_EXERCISE PROMPT_
Can you set down, exactly as they appear below, the lines from the opening of the material through the one bearing "2.63, 2.45, 2.20];", minus the pictures?
━━━━━━━━━━
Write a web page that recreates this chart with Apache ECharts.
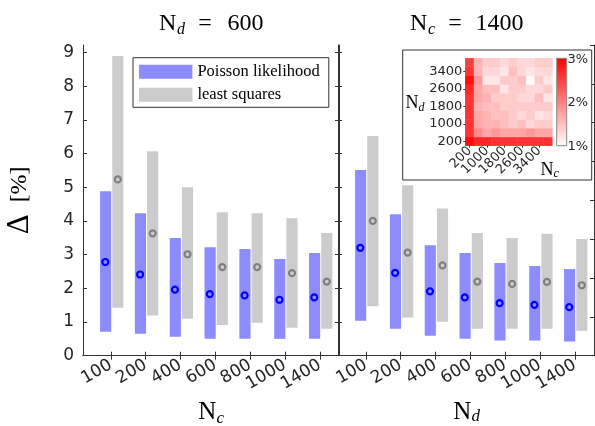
<!DOCTYPE html>
<html><head><meta charset="utf-8">
<script src="https://cdn.jsdelivr.net/npm/echarts@6/dist/echarts.min.js"></script>
<style>html,body{margin:0;padding:0;background:#fff}#c{width:595px;height:426px}</style>
</head><body><div id="c"></div><script>
// ---------- data ----------
const categories = ['100', '200', '400', '600', '800', '1000', '1400'];
const categoryPos = [1, 2, 3, 4, 5, 6, 7];
const yTicks = [0, 1, 2, 3, 4, 5, 6, 7, 8, 9];

// left panel: N_d = 600, x = N_c
const leftPoissonLow    = [0.71, 0.65, 0.56, 0.50, 0.50, 0.50, 0.50];
const leftPoissonHigh   = [4.88, 4.23, 3.49, 3.22, 3.17, 2.87, 3.05];
const leftPoissonMedian = [2.78, 2.41, 1.96, 1.83, 1.79, 1.66, 1.73];
const leftLsqLow        = [1.42, 1.19, 1.10, 0.91, 0.98, 0.83, 0.80];
const leftLsqHigh       = [8.89, 6.07, 5.00, 4.26, 4.23, 4.08, 3.64];
const leftLsqMedian     = [5.23, 3.63, 3.01, 2.63, 2.63, 2.45, 2.20];

// right panel: N_c = 1400, x = N_d
const rightPoissonLow    = [1.04, 0.80, 0.59, 0.50, 0.45, 0.45, 0.42];
const rightPoissonHigh   = [5.51, 4.20, 3.28, 3.05, 2.75, 2.66, 2.57];
const rightPoissonMedian = [3.20, 2.46, 1.91, 1.73, 1.56, 1.51, 1.44];
const rightLsqLow        = [1.47, 1.13, 1.01, 0.80, 0.80, 0.80, 0.74];
const rightLsqHigh       = [6.52, 5.06, 4.37, 3.64, 3.49, 3.62, 3.46];
const rightLsqMedian     = [4.00, 3.06, 2.68, 2.20, 2.13, 2.19, 2.09];

// inset heatmap (%), rows = N_d from 200 upward, columns = N_c from 200
const heatNc = ['200','600','1000','1400','1800','2200','2600','3000','3400','3800'];
const heatNd = ['200','600','1000','1400','1800','2200','2600','3000','3400','3800'];
const heatValues = [
  [2.9, 2.7, 2.7, 2.6, 2.6, 2.6, 2.6, 2.6, 2.6, 2.6],
  [2.6, 1.9, 1.7, 1.8, 1.7, 1.7, 1.7, 1.8, 1.7, 1.7],
  [2.6, 1.7, 1.6, 1.6, 1.5, 1.4, 1.5, 1.3, 1.4, 1.4],
  [2.6, 1.7, 1.6, 1.5, 1.5, 1.4, 1.3, 1.4, 1.2, 1.3],
  [2.6, 1.6, 1.5, 1.5, 1.4, 1.4, 1.4, 1.4, 1.4, 1.4],
  [2.6, 1.7, 1.6, 1.4, 1.4, 1.4, 1.3, 1.3, 1.5, 1.2],
  [2.7, 1.7, 1.5, 1.5, 1.2, 1.4, 1.4, 1.3, 1.3, 1.4],
  [2.9, 1.8, 1.2, 1.2, 1.4, 1.4, 1.5, 1.04, 1.4, 1.2],
  [2.6, 1.6, 1.3, 1.3, 1.2, 1.5, 1.3, 1.2, 1.3, 1.3],
  [2.5, 1.6, 1.4, 1.4, 1.3, 1.4, 1.3, 1.3, 1.4, 1.4]
];

// ---------- styling ----------
const BLUE_BAR = '#8c8cff', GRAY_BAR = '#cccccc';
const BLUE_MK = '#0000ff', GRAY_MK = '#808080';
const AX = '#333333', TXT = '#262626';
const SERIF = 'Liberation Serif', SANS = 'DejaVu Sans';

function rangeSeries(name, gridIdx, low, high, color, offL, offR) {
  return {
    type: 'custom', name: name, xAxisIndex: gridIdx * 2, yAxisIndex: gridIdx * 2,
    itemStyle: { color: color }, z: 2,
    encode: { x: 0, y: [1, 2] },
    data: categoryPos.map((p, i) => [p, low[i], high[i]]),
    renderItem: function (params, api) {
      const x = api.value(0);
      const a = api.coord([x + offL, api.value(2)]);
      const b = api.coord([x + offR, api.value(1)]);
      return { type: 'rect', shape: { x: a[0], y: a[1], width: b[0] - a[0], height: b[1] - a[1] },
               style: { fill: color } };
    }
  };
}
function markerSeries(name, gridIdx, med, color, off) {
  return {
    type: 'scatter', name: name, xAxisIndex: gridIdx * 2, yAxisIndex: gridIdx * 2, z: 3,
    symbol: 'circle', symbolSize: 6,
    itemStyle: { color: 'rgba(0,0,0,0)', borderColor: color, borderWidth: 2.2, opacity: 1 },
    data: categoryPos.map((p, i) => [p + off, med[i]])
  };
}

const axLine = { show: true, lineStyle: { color: AX, width: 1 } };
function xAxes(gridIdx) {
  const base = { gridIndex: gridIdx, type: 'value', min: 0.2, max: 7.55, splitLine: { show: false },
    axisLine: axLine, axisTick: { show: true, inside: true, length: 4, customValues: categoryPos, lineStyle: { color: AX } } };
  return [
    Object.assign({}, base, { position: 'bottom',
      axisLabel: { show: true, customValues: categoryPos, rotate: 30, margin: 8, fontSize: 17, fontFamily: SANS, color: TXT,
        formatter: v => categories[Math.round(v) - 1] } }),
    Object.assign({}, base, { position: 'top', axisLabel: { show: false } })
  ];
}
function yAxisMain(gridIdx, pos, labels) {
  const ax = { gridIndex: gridIdx, type: 'value', position: pos, min: 0, max: 9.22, splitLine: { show: false },
    axisLine: axLine,
    axisTick: { show: true, inside: true, length: 4, customValues: yTicks, lineStyle: { color: AX } },
    axisLabel: labels ? { show: true, customValues: yTicks, margin: 9, fontSize: 17, fontFamily: SANS, color: TXT } : { show: false } };
  if (labels) {
    Object.assign(ax, {
      name: '{d|Δ}{p|  [%]}', nameLocation: 'middle', nameRotate: 90, nameGap: 48,
      nameTextStyle: { color: '#000', fontFamily: SERIF,
        rich: { d: { fontSize: 31, fontFamily: SERIF, color: '#000' }, p: { fontSize: 24, fontFamily: SERIF, color: '#000' } } }
    });
  }
  return ax;
}

const heatData = [];
heatValues.forEach((row, yi) => row.forEach((v, xi) => heatData.push([xi, yi, v])));
const everyOther = (i) => i % 2 === 0;

function txt(t, x, y, size, opts) {
  return Object.assign({ type: 'text', x: x, y: y, z: 10,
    style: Object.assign({ text: t, fontSize: size, fontFamily: SERIF, fill: '#000', align: 'left', verticalAlign: 'middle' }, opts && opts.style || {}) },
    opts && opts.el || {});
}
const it = { style: { fontStyle: 'italic' } };

const heatAxisLabel = { interval: 0, margin: 3, fontSize: 13, fontFamily: SANS, color: TXT,
  showMinLabel: true, showMaxLabel: true, hideOverlap: false,
  formatter: (v, i) => (everyOther(i) ? v : '') };

const option = {
  animation: false,
  backgroundColor: '#fff',
  grid: [
    { left: 83, top: 45, width: 256, height: 310.7, outerBoundsMode: 'none' },
    { left: 338, top: 45, width: 256, height: 310.7, outerBoundsMode: 'none' },
    { left: 465.3, top: 58.3, width: 87, height: 87.4, outerBoundsMode: 'none', z: 8 }
  ],
  xAxis: [].concat(xAxes(0), xAxes(1), [{
    gridIndex: 2, type: 'category', data: heatNc, position: 'bottom', z: 8,
    axisLine: { show: false }, splitLine: { show: false },
    axisTick: { show: true, interval: everyOther, alignWithLabel: true, length: 2, lineStyle: { color: AX } },
    axisLabel: Object.assign({}, heatAxisLabel, { rotate: 45 })
  }]),
  yAxis: [
    yAxisMain(0, 'left', true), yAxisMain(0, 'right', false),
    yAxisMain(1, 'left', false),
    { gridIndex: 1, type: 'value', position: 'right', min: 0, max: 8, interval: 1, splitLine: { show: false },
      axisLine: axLine, axisTick: { show: true, inside: true, length: 4, lineStyle: { color: AX } }, axisLabel: { show: false } },
    { gridIndex: 2, type: 'category', data: heatNd, position: 'left', z: 8,
      axisLine: { show: false }, splitLine: { show: false },
      axisTick: { show: true, interval: everyOther, alignWithLabel: true, length: 2, lineStyle: { color: AX } },
      axisLabel: Object.assign({}, heatAxisLabel) }
  ],
  visualMap: { show: false, type: 'continuous', min: 1, max: 3, dimension: 2, seriesIndex: 8,
    inRange: { color: ['#ffffff', '#ff0000'] } },
  legend: {
    left: 133, top: 57.7, orient: 'vertical', padding: [5.6, 9, 4, 6], itemGap: 6,
    itemWidth: 53.4, itemHeight: 14, borderColor: AX, borderWidth: 1, backgroundColor: '#fff',
    textStyle: { fontFamily: SERIF, fontSize: 16.5, color: '#000', lineHeight: 14 },
    selectedMode: false,
    data: [{ name: 'Poisson likelihood', icon: 'rect' }, { name: 'least squares', icon: 'rect' }]
  },
  series: [
    rangeSeries('Poisson likelihood', 0, leftPoissonLow, leftPoissonHigh, BLUE_BAR, -0.31, 0.01),
    rangeSeries('least squares', 0, leftLsqLow, leftLsqHigh, GRAY_BAR, 0.04, 0.36),
    markerSeries('pl median L', 0, leftPoissonMedian, BLUE_MK, -0.16),
    markerSeries('ls median L', 0, leftLsqMedian, GRAY_MK, 0.2),
    rangeSeries('Poisson likelihood', 1, rightPoissonLow, rightPoissonHigh, BLUE_BAR, -0.31, 0.01),
    rangeSeries('least squares', 1, rightLsqLow, rightLsqHigh, GRAY_BAR, 0.04, 0.36),
    markerSeries('pl median R', 1, rightPoissonMedian, BLUE_MK, -0.16),
    markerSeries('ls median R', 1, rightLsqMedian, GRAY_MK, 0.2),
    { type: 'heatmap', name: 'inset', xAxisIndex: 4, yAxisIndex: 4, data: heatData, z: 5,
      itemStyle: { borderWidth: 0 }, emphasis: { disabled: true } }
  ],
  graphic: [
    // inset frame
    { type: 'rect', z: 1, shape: { x: 402.7, y: 50, width: 189, height: 130 },
      style: { fill: '#fff', stroke: AX, lineWidth: 1 } },
    // colorbar
    { type: 'rect', z: 4, shape: { x: 556.7, y: 58.3, width: 10, height: 87.4 },
      style: { fill: new echarts.graphic.LinearGradient(0, 0, 0, 1, [{ offset: 0, color: '#ff0000' }, { offset: 1, color: '#ffffff' }]),
               stroke: '#888', lineWidth: 1 } },
    txt('3%', 567.5, 60, 13, { style: { fontFamily: SANS, fill: TXT } }),
    txt('2%', 567.5, 103, 13, { style: { fontFamily: SANS, fill: TXT } }),
    txt('1%', 567.5, 147, 13, { style: { fontFamily: SANS, fill: TXT } }),
    // inset axis names
    txt('N', 405.5, 103, 18), txt('d', 418.5, 108, 12, it),
    txt('N', 540.5, 170, 18), txt('c', 553.5, 174, 12, it),
    // titles
    txt('N', 159, 23.5, 24), txt('d', 177, 30, 16, it),
    txt('=', 205, 23.5, 24, { style: { align: 'center' } }), txt('600', 227.5, 23.5, 24),
    txt('N', 410, 23.5, 24), txt('c', 428, 30, 16, it),
    txt('=', 455, 23.5, 24, { style: { align: 'center' } }), txt('1400', 475.5, 23.5, 24),
    // x axis names
    txt('N', 198.3, 412, 25), txt('c', 216.5, 418.5, 17, it),
    txt('N', 453.3, 412, 25), txt('d', 471.5, 417, 17, it)
  ]
};
const chart = echarts.init(document.getElementById('c'), null, { renderer: 'canvas' });
chart.setOption(option);
</script></body></html>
━━━━━━━━━━
_WRITTEN REPLY_
Write a web page that recreates this chart with Apache ECharts.
<!DOCTYPE html>
<html><head><meta charset="utf-8">
<script src="https://cdn.jsdelivr.net/npm/echarts@6/dist/echarts.min.js"></script>
<style>html,body{margin:0;padding:0;background:#fff}#c{width:595px;height:426px}</style>
</head><body><div id="c"></div><script>
// ---------- data ----------
const categories = ['100', '200', '400', '600', '800', '1000', '1400'];
const categoryPos = [1, 2, 3, 4, 5, 6, 7];
const yTicks = [0, 1, 2, 3, 4, 5, 6, 7, 8, 9];

// left panel: N_d = 600, x = N_c
const leftPoissonLow    = [0.71, 0.65, 0.56, 0.50, 0.50, 0.50, 0.50];
const leftPoissonHigh   = [4.88, 4.23, 3.49, 3.22, 3.17, 2.87, 3.05];
const leftPoissonMedian = [2.78, 2.41, 1.96, 1.83, 1.79, 1.66, 1.73];
const leftLsqLow        = [1.42, 1.19, 1.10, 0.91, 0.98, 0.83, 0.80];
const leftLsqHigh       = [8.89, 6.07, 5.00, 4.26, 4.23, 4.08, 3.64];
const leftLsqMedian     = [5.23, 3.63, 3.01, 2.63, 2.63, 2.45, 2.20];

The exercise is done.